Good vs. Bad Review Comments
Train your team to provide constructive, empathetic feedback. The difference is stark.
Bad Comment (Judgmental, Demanding) | Good Comment (Curious, Collaborative) |
---|---|
“This is wrong. You need to handle the null case.” | “This looks great! One quick question: what happens if this variable is null? We might need to add a check for that edge case.” |
“Why would you do it this way? This is so inefficient.” | “Could you walk me through the reasoning for this approach? I’m curious if a solution using a Set might be more performant here.” |
“Fix your typos.” | nit: “There’s a small typo here.” |
The good comments open a dialogue, while the bad ones shut it down. Encourage your team to always assume positive intent and to approach reviews with curiosity, not criticism.
Conclusion: Your Path Out of Code Review Hell
Escaping Code Review Hell isn’t a one-time fix; it’s a cultural shift built on a solid system. By focusing on these three steps, you create a virtuous cycle:
- The Foundation: Automating stylistic checks removes noise and saves everyone’s time and energy.

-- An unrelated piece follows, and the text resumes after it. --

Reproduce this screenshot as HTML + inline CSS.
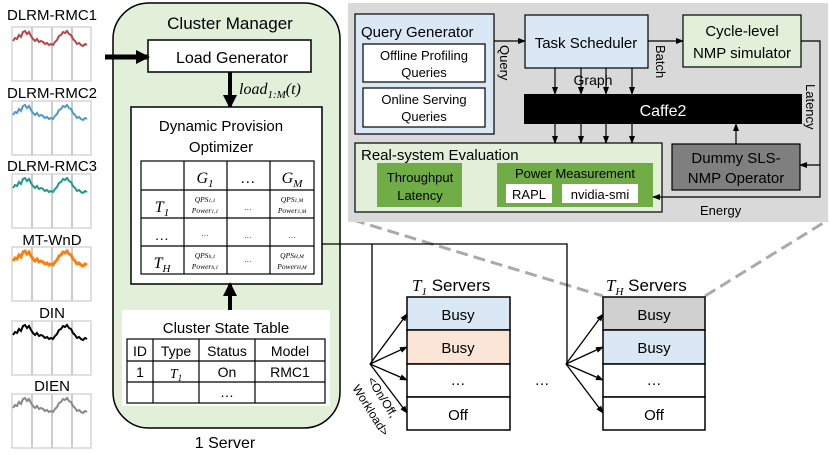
<!DOCTYPE html>
<html><head><meta charset="utf-8"><style>
html,body{margin:0;padding:0;background:#fff}
svg{display:block;font-family:"Liberation Sans",sans-serif}
.s{font-family:"Liberation Serif",serif;font-style:italic}
</style></head><body>
<svg width="830" height="455" viewBox="0 0 830 455" xmlns="http://www.w3.org/2000/svg">
<defs>
<marker id="a" markerWidth="8" markerHeight="8" refX="7" refY="4" orient="auto" markerUnits="userSpaceOnUse"><path d="M0,1 L8,4 L0,7 Z" fill="#000"/></marker>
<marker id="b" markerWidth="14" markerHeight="14" refX="12" refY="7" orient="auto" markerUnits="userSpaceOnUse"><path d="M0,0 L14,7 L0,14 Z" fill="#000"/></marker>
<g id="grid"><rect x="12" y="0" width="79" height="54" fill="#fff" stroke="#ccc" stroke-width="1.2"/><path d="M32 0V54M52 0V54M72 0V54" stroke="#ccc"/></g>
<path id="w" d="M13 14 l2 -3 2 1 2 -4 2 2 2 -5 2 -1 2 3 2 -2 2 4 2 3 2 2 2 -2 2 3 2 -1 2 1 2 2 2 -1 2 2 2 -1 2 1 2 -3 2 -2 2 -4 2 -1 2 -3 2 1 2 -2 2 3 2 1 2 4 2 2 2 3 2 -1 2 2 2 1 2 -2 2 1"/>
</defs>
<g font-size="15" text-anchor="middle">
<text x="52" y="20">DLRM-RMC1</text>
<text x="52" y="98">DLRM-RMC2</text>
<text x="52" y="171">DLRM-RMC3</text>
<text x="52" y="245">MT-WnD</text>
<text x="52" y="318">DIN</text>
<text x="52" y="391">DIEN</text>
</g>
<g fill="none" stroke-width="2">
<g transform="translate(0,27)"><use href="#grid"/><use href="#w" stroke="#b5474b"/></g>
<g transform="translate(0,101)"><use href="#grid"/><use href="#w" stroke="#4a9ad1"/></g>
<g transform="translate(0,174)"><use href="#grid"/><use href="#w" stroke="#1f9a8a"/></g>
<g transform="translate(0,247)"><use href="#grid"/><use href="#w" stroke="#ff7f0e" stroke-width="3"/></g>
<g transform="translate(0,321)"><use href="#grid"/><use href="#w" stroke="#000"/></g>
<g transform="translate(0,394)"><use href="#grid"/><use href="#w" stroke="#888"/></g>
</g>
<rect x="113" y="3" width="227" height="425" rx="36" fill="#e2efd9" stroke="#000" stroke-width="1.5"/>
<text x="230" y="29" font-size="17" text-anchor="middle">Cluster Manager</text>
<rect x="148" y="40" width="163" height="32" fill="#fff" stroke="#000" stroke-width="1.5"/>
<text x="232" y="63" font-size="16" text-anchor="middle">Load Generator</text>
<line x1="105" y1="57" x2="148" y2="57" stroke="#000" stroke-width="5" marker-end="url(#b)"/>
<line x1="230" y1="72" x2="230" y2="107" stroke="#000" stroke-width="4" marker-end="url(#b)"/>
<text x="239" y="94" font-size="16" class="s">load<tspan font-size="11" dy="4">1:M</tspan><tspan dy="-4">(t)</tspan></text>
<rect x="131" y="107" width="191" height="177" fill="#fff" stroke="#000" stroke-width="1.5"/>
<text x="221" y="131" font-size="15" text-anchor="middle">Dynamic Provision</text>
<text x="221" y="152" font-size="15" text-anchor="middle">Optimizer</text>
<g stroke="#000" stroke-width="1.2" fill="none">
<rect x="141" y="161" width="173" height="113"/>
<path d="M141 190H314M141 218H314M141 246H314M184 161V274M227 161V274M270 161V274"/>
</g>
<g class="s" text-anchor="middle">
<text x="205" y="183" font-size="16">G<tspan font-size="11" dy="4">1</tspan></text>
<text x="248" y="183" font-size="15">…</text>
<text x="292" y="183" font-size="16">G<tspan font-size="11" dy="4">M</tspan></text>
<text x="162" y="212" font-size="16">T<tspan font-size="11" dy="4">1</tspan></text>
<text x="162" y="240" font-size="14">…</text>
<text x="162" y="268" font-size="16">T<tspan font-size="11" dy="4">H</tspan></text>
<g font-size="7.5">
<text x="205" y="202">QPS<tspan font-size="5.5">1,1</tspan></text><text x="205" y="213">Power<tspan font-size="5.5">1,1</tspan></text>
<text x="292" y="202">QPS<tspan font-size="5.5">1,M</tspan></text><text x="292" y="213">Power<tspan font-size="5.5">1,M</tspan></text>
<text x="205" y="258">QPS<tspan font-size="5.5">h,1</tspan></text><text x="205" y="269">Power<tspan font-size="5.5">h,1</tspan></text>
<text x="292" y="258">QPS<tspan font-size="5.5">H,M</tspan></text><text x="292" y="269">Power<tspan font-size="5.5">H,M</tspan></text>
<text x="248" y="210">…</text><text x="205" y="236">…</text><text x="248" y="238">…</text><text x="292" y="238">…</text><text x="248" y="262">…</text>
</g>
</g>
<line x1="230" y1="310" x2="230" y2="284" stroke="#000" stroke-width="4" marker-end="url(#b)"/>
<rect x="122" y="310" width="208" height="96" fill="#fff"/>
<text x="226" y="333" font-size="15" text-anchor="middle">Cluster State Table</text>
<g stroke="#000" stroke-width="1.2" fill="none">
<rect x="127" y="339" width="198" height="64"/>
<path d="M127 361H325M127 382H325M153 339V403M199 339V403M255 339V403"/>
</g>
<g font-size="14" text-anchor="middle">
<text x="140" y="356">ID</text><text x="176" y="356">Type</text><text x="227" y="356">Status</text><text x="290" y="356">Model</text>
<text x="140" y="377">1</text><text x="176" y="378" class="s">T<tspan font-size="9" dy="3">1</tspan></text><text x="227" y="377">On</text><text x="290" y="377">RMC1</text>
<text x="227" y="397">…</text>
</g>
<text x="225" y="448" font-size="16" text-anchor="middle">1 Server</text>
<g stroke="#aaa" stroke-width="3" stroke-dasharray="12,6" fill="none">
<line x1="353" y1="220" x2="603" y2="296"/><line x1="705" y1="296" x2="828" y2="220"/>
</g>
<g stroke="#000" stroke-width="1.3" fill="none">
<path d="M322 244H567V364M372 244V364"/>
<line x1="370" y1="364" x2="407" y2="314" marker-end="url(#a)"/>
<line x1="370" y1="364" x2="407" y2="347" marker-end="url(#a)"/>
<line x1="370" y1="364" x2="407" y2="380" marker-end="url(#a)"/>
<line x1="370" y1="364" x2="407" y2="413" marker-end="url(#a)"/>
<line x1="566" y1="364" x2="603" y2="314" marker-end="url(#a)"/>
<line x1="566" y1="364" x2="603" y2="347" marker-end="url(#a)"/>
<line x1="566" y1="364" x2="603" y2="380" marker-end="url(#a)"/>
<line x1="566" y1="364" x2="603" y2="413" marker-end="url(#a)"/>
</g>
<text transform="translate(367,380) rotate(58)" font-size="12">&lt;On/Off,</text>
<text transform="translate(352,388) rotate(58)" font-size="12">Workload&gt;</text>
<g stroke="#000" stroke-width="1.5">
<rect x="407" y="297" width="103" height="33" fill="#dae8f5"/>
<rect x="407" y="330" width="103" height="34" fill="#fbe5d6"/>
<rect x="407" y="364" width="103" height="33" fill="#fff"/>
<rect x="407" y="397" width="103" height="33" fill="#fff"/>
<rect x="603" y="297" width="102" height="33" fill="#d0d0d0"/>
<rect x="603" y="330" width="102" height="34" fill="#dae8f5"/>
<rect x="603" y="364" width="102" height="33" fill="#fff"/>
<rect x="603" y="397" width="102" height="33" fill="#fff"/>
</g>
<g font-size="15" text-anchor="middle">
<text x="458" y="320">Busy</text><text x="458" y="353">Busy</text><text x="458" y="385">…</text><text x="458" y="420">Off</text>
<text x="654" y="320">Busy</text><text x="654" y="353">Busy</text><text x="654" y="385">…</text><text x="654" y="420">Off</text>
<text x="542" y="385">…</text>
</g>
<text x="412" y="291" font-size="17"><tspan class="s">T<tspan font-size="11" dy="4">1</tspan></tspan><tspan dy="-4"> Servers</tspan></text>
<text x="606" y="291" font-size="17"><tspan class="s">T<tspan font-size="11" dy="4">H</tspan></tspan><tspan dy="-4"> Servers</tspan></text>
<rect x="348" y="3" width="480" height="219" fill="#d9d9d9"/>
<rect x="355" y="14" width="139" height="120" fill="#dae8f5" stroke="#000" stroke-width="1.2"/>
<text x="361" y="37" font-size="15">Query Generator</text>
<rect x="363" y="44" width="122" height="38" fill="#fff" stroke="#000" stroke-width="1.2"/>
<rect x="363" y="88" width="122" height="39" fill="#fff" stroke="#000" stroke-width="1.2"/>
<g font-size="13" text-anchor="middle">
<text x="424" y="60">Offline Profiling</text><text x="424" y="77">Queries</text>
<text x="424" y="104">Online Serving</text><text x="424" y="121">Queries</text>
</g>
<rect x="525" y="15" width="123" height="53" fill="#dae8f5" stroke="#000" stroke-width="1.2"/>
<text x="586" y="48" font-size="15" text-anchor="middle">Task Scheduler</text>
<rect x="683" y="15" width="118" height="52" fill="#e2efd9" stroke="#000" stroke-width="1.2"/>
<text x="742" y="36" font-size="15" text-anchor="middle">Cycle-level</text>
<text x="742" y="58" font-size="15" text-anchor="middle">NMP simulator</text>
<rect x="524" y="94" width="278" height="30" fill="#000"/>
<text x="663" y="116" font-size="16" fill="#fff" text-anchor="middle">Caffe2</text>
<rect x="355" y="143" width="307" height="69" fill="#e2efd9" stroke="#000" stroke-width="1.2"/>
<text x="361" y="160" font-size="15">Real-system Evaluation</text>
<rect x="377" y="163" width="85" height="44" fill="#70ad47"/>
<text x="420" y="182" font-size="13" text-anchor="middle">Throughput</text>
<text x="420" y="200" font-size="13" text-anchor="middle">Latency</text>
<rect x="497" y="163" width="156" height="44" fill="#70ad47"/>
<text x="575" y="178" font-size="13" text-anchor="middle">Power Measurement</text>
<rect x="506" y="184" width="46" height="19" fill="#fff"/>
<rect x="562" y="184" width="76" height="19" fill="#fff"/>
<text x="529" y="199" font-size="13" text-anchor="middle">RAPL</text>
<text x="600" y="199" font-size="13" text-anchor="middle">nvidia-smi</text>
<rect x="672" y="144" width="128" height="46" fill="#7f7f7f" stroke="#000" stroke-width="1.2"/>
<text x="736" y="163" font-size="15" text-anchor="middle">Dummy SLS-</text>
<text x="736" y="183" font-size="15" text-anchor="middle">NMP Operator</text>
<g stroke="#000" stroke-width="1.2" fill="none">
<line x1="494" y1="41" x2="525" y2="41" marker-end="url(#a)"/>
<line x1="648" y1="41" x2="683" y2="41" marker-end="url(#a)"/>
<line x1="555" y1="68" x2="555" y2="94" marker-end="url(#a)"/>
<line x1="581" y1="68" x2="581" y2="94" marker-end="url(#a)"/>
<line x1="606" y1="68" x2="606" y2="94" marker-end="url(#a)"/>
<line x1="632" y1="68" x2="632" y2="94" marker-end="url(#a)"/>
<line x1="555" y1="124" x2="555" y2="143" marker-end="url(#a)"/>
<line x1="581" y1="124" x2="581" y2="143" marker-end="url(#a)"/>
<line x1="606" y1="124" x2="606" y2="143" marker-end="url(#a)"/>
<line x1="632" y1="124" x2="632" y2="143" marker-end="url(#a)"/>
<line x1="736" y1="144" x2="736" y2="124" marker-end="url(#a)"/>
<path d="M801 41H820V197H653" marker-end="url(#a)"/>
<line x1="820" y1="165" x2="800" y2="165" marker-end="url(#a)"/>
</g>
<text x="593" y="85" font-size="14" text-anchor="middle">Graph</text>
<text x="700" y="215" font-size="13">Energy</text>
<text transform="translate(500,45) rotate(90)" font-size="13">Query</text>
<text transform="translate(656,45) rotate(90)" font-size="13">Batch</text>
<text transform="translate(806,84) rotate(90)" font-size="13">Latency</text>
</svg>
</body></html>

- The Process: Defining the scope and roles eliminates ambiguity and ensures reviews are focused and efficient.
- The People: Cultivating a culture of trust and empathetic communication makes feedback a tool for growth, not a weapon.
A fast, effective, and humane code review process is one of the biggest competitive advantages an engineering organization can have. It’s a sign of a healthy team that learns together, builds resilient software, and ultimately, ships better products faster. Stop accepting the pain of a broken process and start building your way out of hell today.